Two life-sized statues of Mary and Joseph that stood outside an Edmonton monastery for more than 90 years are now welcoming visitors to St. Joseph Catholic High School.
“It’s really great to see the statues here. It just gives me hope and reminds me to always be faithful to God and that whatever problems I have, there’s a God who can always help me,” said Shaun Romano, a Grade 12 student who was among more than 30 students and staff at the May 29th ceremony.
It’s a salvage and restoration project that relied exclusively on volunteers, including Brad Koshka, a principal at St. Joe’s.
“Everything that our Blessed Mother and St. Joseph stand for is really what lives within this school, and to have these statues on site completes the picture,” Koshka said.
“It’s really a sense of peace when you walk up to this building to know that you’re walking into a faith-based experience that welcomes everyone.”
Each of the concrete statues is more than a hundred years old, and originally belonged to Sisters of the Precious Blood monastery in west Edmonton. The monastery closed in 2012 after more than 90 years.
The statues remained there until 2017, when the land was sold. A new home had to be found, or the statues would be demolished.
That’s when the Edmonton Archdiocese offered to donate the statues to St. Joseph’s, said Father Dean Dowle, the district chaplain for Edmonton Catholic Schools.
Dowle said blessing the statues at the school serves as a strong reminder of the relationship that students and teachers have with God.
“If they can respect something that represents God, then it serves as a reminder that they can respect one another, who were also made in the image of God,” he said.
Sister Consolata, a former resident of the monastery, said she’s pleased with the move.

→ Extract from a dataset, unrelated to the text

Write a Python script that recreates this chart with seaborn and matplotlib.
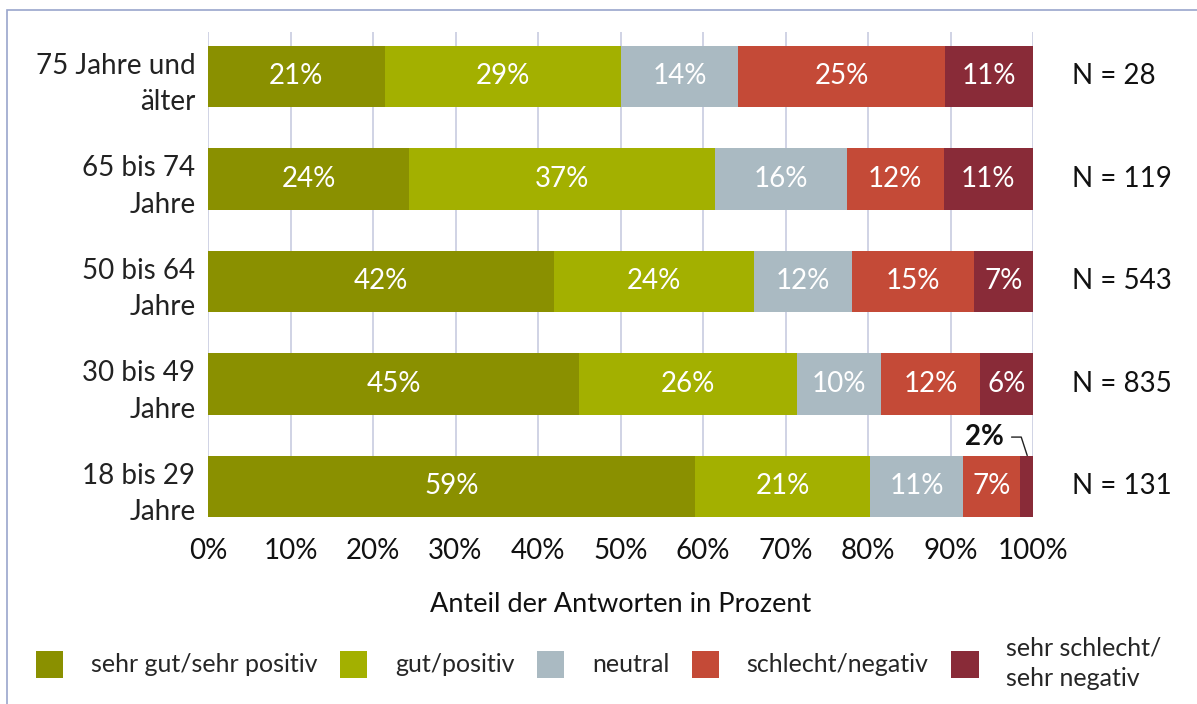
import numpy as np
import pandas as pd
import seaborn as sns
import matplotlib.pyplot as plt
from matplotlib.patches import Rectangle, Patch

categories = ["75 Jahre und\nälter", "65 bis 74\nJahre", "50 bis 64\nJahre",
              "30 bis 49\nJahre", "18 bis 29\nJahre"]
n_labels = ["N = 28", "N = 119", "N = 543", "N = 835", "N = 131"]
series = ["sehr gut/sehr positiv", "gut/positiv", "neutral",
          "schlecht/negativ", "sehr schlecht/\nsehr negativ"]
sehr_gut = [21.4, 24.4, 41.9, 45.0, 59.0]
gut = [28.6, 37.0, 24.3, 26.4, 21.3]
neutral = [14.3, 16.0, 11.8, 10.2, 11.2]
schlecht = [25.0, 11.8, 14.8, 12.0, 6.9]
sehr_schlecht = [10.7, 10.9, 7.2, 6.4, 1.6]
colors = ["#8a9000", "#a3b000", "#aabac2", "#c44a37", "#892b38"]

sns.set_style("white")
plt.rcParams['font.family'] = ['Lato', 'DejaVu Sans']

vals = np.array([sehr_gut, gut, neutral, schlecht, sehr_schlecht])
cum = vals.cumsum(axis=0)
cum[-1] = 100.0

fig = plt.figure(figsize=(11.97, 7.04), dpi=100)
W, H = 1197, 704
ax = fig.add_axes([208 / W, 1 - 517 / H, (1033 - 208) / W, (517 - 32) / H])

# stacked bars: draw cumulative totals from the longest to the shortest
for i in range(len(series) - 1, -1, -1):
    df = pd.DataFrame({"cat": categories, "val": cum[i]})
    sns.barplot(data=df, x="val", y="cat", order=categories, color=colors[i],
                width=0.6, saturation=1, ax=ax, edgecolor="none", zorder=2)

ax.set_xlim(0, 100)
ax.set_ylim(4.3, -0.434)
ax.set_xticks(np.arange(0, 101, 10))
ax.set_xticklabels([f"{t}%" for t in range(0, 101, 10)])
ax.grid(axis="x", color="#c8cce0", linewidth=1.2, zorder=0)
ax.set_axisbelow(True)
for s in ax.spines.values():
    s.set_visible(False)
ax.tick_params(axis="x", length=8, width=1.2, color="#c8cce0", pad=7,
               labelsize=20, labelcolor="#111111")
ax.tick_params(axis="y", length=0, pad=9, labelsize=20, labelcolor="#222222")
for lab in ax.get_yticklabels():
    lab.set_linespacing(1.5)
ax.set_ylabel("")
ax.set_xlabel("Anteil der Antworten in Prozent", fontsize=19.5,
              color="#111111", labelpad=20)

# value labels
for j in range(len(categories)):
    for i in range(len(series)):
        v = vals[i, j]
        if v < 3:
            continue
        mid = cum[i, j] - v / 2
        ax.text(mid, j, f"{round(v)}%", ha="center", va="center",
                color="white", fontsize=20, zorder=3)
    ax.text(104.7, j, n_labels[j], ha="left", va="center", fontsize=20,
            color="#111111", clip_on=False)

# small segment callout
ax.annotate(f"{round(vals[4, 4])}%", xy=(cum[4, 4] - vals[4, 4] / 2 + 0.1, 4 - 0.3),
            xytext=(96.5, 3.52), ha="right", va="center", fontsize=20,
            fontweight="bold", color="#111111",
            arrowprops=dict(arrowstyle="-", color="#222222", lw=1,
                            connectionstyle="angle,angleA=0,angleB=108,rad=0",
                            shrinkA=3, shrinkB=0))

# legend
handles = [Patch(facecolor=c, edgecolor="none") for c in colors]
leg = fig.legend(handles, series, loc="center", bbox_to_anchor=(0.5, 1 - 663 / H),
                 ncol=5, frameon=False, fontsize=18, handlelength=1.1,
                 handleheight=1.3, handletextpad=1.1, columnspacing=0.9)
for t in leg.get_texts():
    t.set_linespacing(1.4)

# outer frame
fig.patches.append(Rectangle((6.5 / W, -0.05), 1.2, 1 - 10 / H + 0.05,
                             transform=fig.transFigure, fill=False,
                             edgecolor="#9aa6cc", linewidth=1.2))

fig.savefig("out.png", dpi=100)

However, getting the statues to the school wasn’t easy. Each of the concrete figures was pinned to the ground by concrete and rebar. The statue of Mary weighs approximately 2,700 pounds and the statue of Joseph more than 3,600 pounds.
Koshka said “it was a lot of work to be able to get them out here, to dig them out of where they were and to have them transported and to convince people to use their equipment, but it’s been a blessing.”
At first, Koshka and Hugh MacDonald — another principal at St. Joseph’s — spent weekends trying to dig the statues out of the ground by hand before they decided to rent a backhoe, their only expense.
“It wasn’t as quick a job as we thought, but it was well worth it in every way, shape and form,” said MacDonald. “And then watching Brad try to learn how to use it was quite amusing!”
Koshka said his best friend helped lift and move the statues with a small crane.
“I said, ‘Listen, I know you run a commercial contracting company, is there any way that you can help us out? And by the way, we need to do it for free!’” said Koshka.
The statues were placed at their new home in October 2017 and repainted, but school staff weren’t able to complete the landscaping — surrounding each statue with mulch and stones — before winter.
The school also plans to add benches and fences around the statues.
“I think it’s good that they’re preserved, because even though I’m not Catholic, I like to be exposed to different religions,” said Grade 11 student Shyia Gray. “I’m open to that sort of thing.”
MacDonald, who retired in May, and said it was important for him to see the project to completion.
“You don’t have that many opportunities in your life to provide a resource to a school or institution that follows the same faith lines as you do.”
School staff feared that the statues might be vandalized. Instead, a rosary was hung on the statue of Mary and a mat was placed in front of her for those who wanted to pray.
“I think some of our evening staff actually use that for evening prayer, before they come back for custodial work,” Koshka said. “We didn’t expect that there would be the number of people that would come by and actually pray in front of Mary.”
As for the students, MacDonald said they’ve “always been nothing but respectful.”